>>>
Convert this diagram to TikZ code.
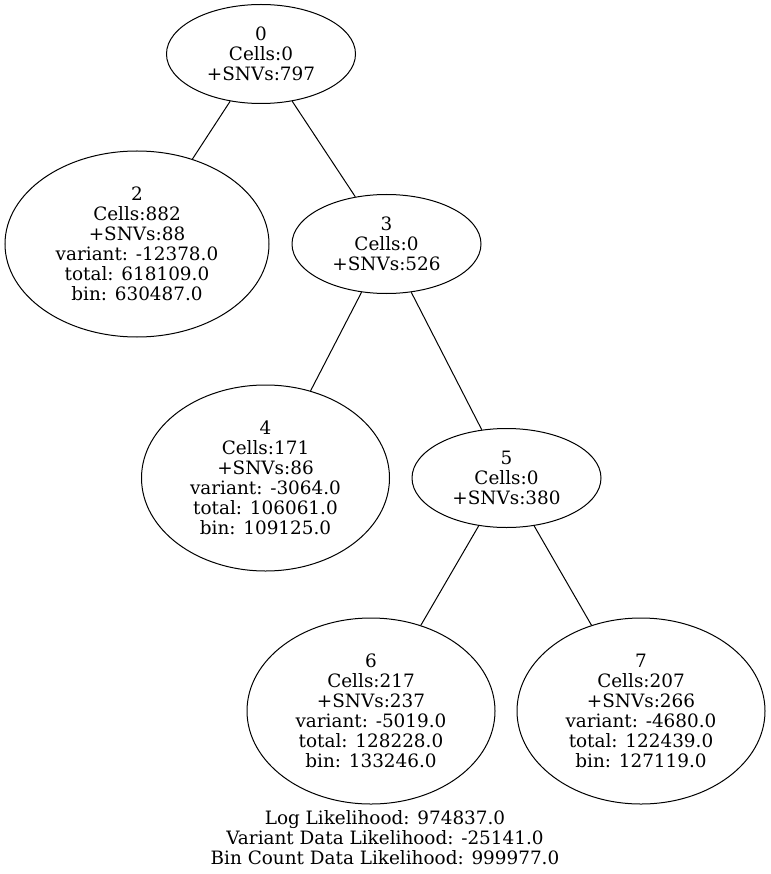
\documentclass[tikz,border=0pt]{standalone}
\usepackage{fontspec}
\setmainfont{DejaVu Serif}
\usetikzlibrary{shapes.geometric}
\begin{document}
\begin{tikzpicture}[x=1pt,y=-1pt,
  txt/.style={font=\fontsize{18.4}{19.9}\selectfont, align=center},
  small/.style={ellipse, draw, line width=1pt, inner sep=0pt, minimum width=189pt, minimum height=99pt, txt},
  big/.style={ellipse, draw, line width=1pt, inner sep=0pt, minimum width=248pt, minimum height=186pt, txt},
  edge/.style={line width=1pt}]
\useasboundingbox (0,0) rectangle (770,874);
\node[small] (n0) at (261,54) {0\\Cells:0\\+SNVs:797};
\node[big, minimum width=264pt] (n2) at (137,244) {2\\Cells:882\\+SNVs:88\\variant: -12378.0\\total: 618109.0\\bin: 630487.0};
\node[small] (n3) at (386.5,244) {3\\Cells:0\\+SNVs:526};
\node[big] (n4) at (265.5,478) {4\\Cells:171\\+SNVs:86\\variant: -3064.0\\total: 106061.0\\bin: 109125.0};
\node[small] (n5) at (506.5,478) {5\\Cells:0\\+SNVs:380};
\node[big] (n6) at (371,711) {6\\Cells:217\\+SNVs:237\\variant: -5019.0\\total: 128228.0\\bin: 133246.0};
\node[big] (n7) at (641,711) {7\\Cells:207\\+SNVs:266\\variant: -4680.0\\total: 122439.0\\bin: 127119.0};
\draw[edge] (n0) -- (n2);
\draw[edge] (n0) -- (n3);
\draw[edge] (n3) -- (n4);
\draw[edge] (n3) -- (n5);
\draw[edge] (n5) -- (n6);
\draw[edge] (n5) -- (n7);
\node[txt, inner sep=0pt] (lbl) at (385,838) {Log Likelihood: 974837.0\\Variant Data Likelihood: -25141.0\\Bin Count Data Likelihood: 999977.0};
\end{tikzpicture}
\end{document}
<<<
**Work to do:** Reproduce all of the data exactly; the pictures do not belong in the copy.

**Task answer:**
Convert this diagram to TikZ code.
\documentclass[tikz,border=0pt]{standalone}
\usepackage{fontspec}
\setmainfont{DejaVu Serif}
\usetikzlibrary{shapes.geometric}
\begin{document}
\begin{tikzpicture}[x=1pt,y=-1pt,
  txt/.style={font=\fontsize{18.4}{19.9}\selectfont, align=center},
  small/.style={ellipse, draw, line width=1pt, inner sep=0pt, minimum width=189pt, minimum height=99pt, txt},
  big/.style={ellipse, draw, line width=1pt, inner sep=0pt, minimum width=248pt, minimum height=186pt, txt},
  edge/.style={line width=1pt}]
\useasboundingbox (0,0) rectangle (770,874);
\node[small] (n0) at (261,54) {0\\Cells:0\\+SNVs:797};
\node[big, minimum width=264pt] (n2) at (137,244) {2\\Cells:882\\+SNVs:88\\variant: -12378.0\\total: 618109.0\\bin: 630487.0};
\node[small] (n3) at (386.5,244) {3\\Cells:0\\+SNVs:526};
\node[big] (n4) at (265.5,478) {4\\Cells:171\\+SNVs:86\\variant: -3064.0\\total: 106061.0\\bin: 109125.0};
\node[small] (n5) at (506.5,478) {5\\Cells:0\\+SNVs:380};
\node[big] (n6) at (371,711) {6\\Cells:217\\+SNVs:237\\variant: -5019.0\\total: 128228.0\\bin: 133246.0};
\node[big] (n7) at (641,711) {7\\Cells:207\\+SNVs:266\\variant: -4680.0\\total: 122439.0\\bin: 127119.0};
\draw[edge] (n0) -- (n2);
\draw[edge] (n0) -- (n3);
\draw[edge] (n3) -- (n4);
\draw[edge] (n3) -- (n5);
\draw[edge] (n5) -- (n6);
\draw[edge] (n5) -- (n7);
\node[txt, inner sep=0pt] (lbl) at (385,838) {Log Likelihood: 974837.0\\Variant Data Likelihood: -25141.0\\Bin Count Data Likelihood: 999977.0};
\end{tikzpicture}
\end{document}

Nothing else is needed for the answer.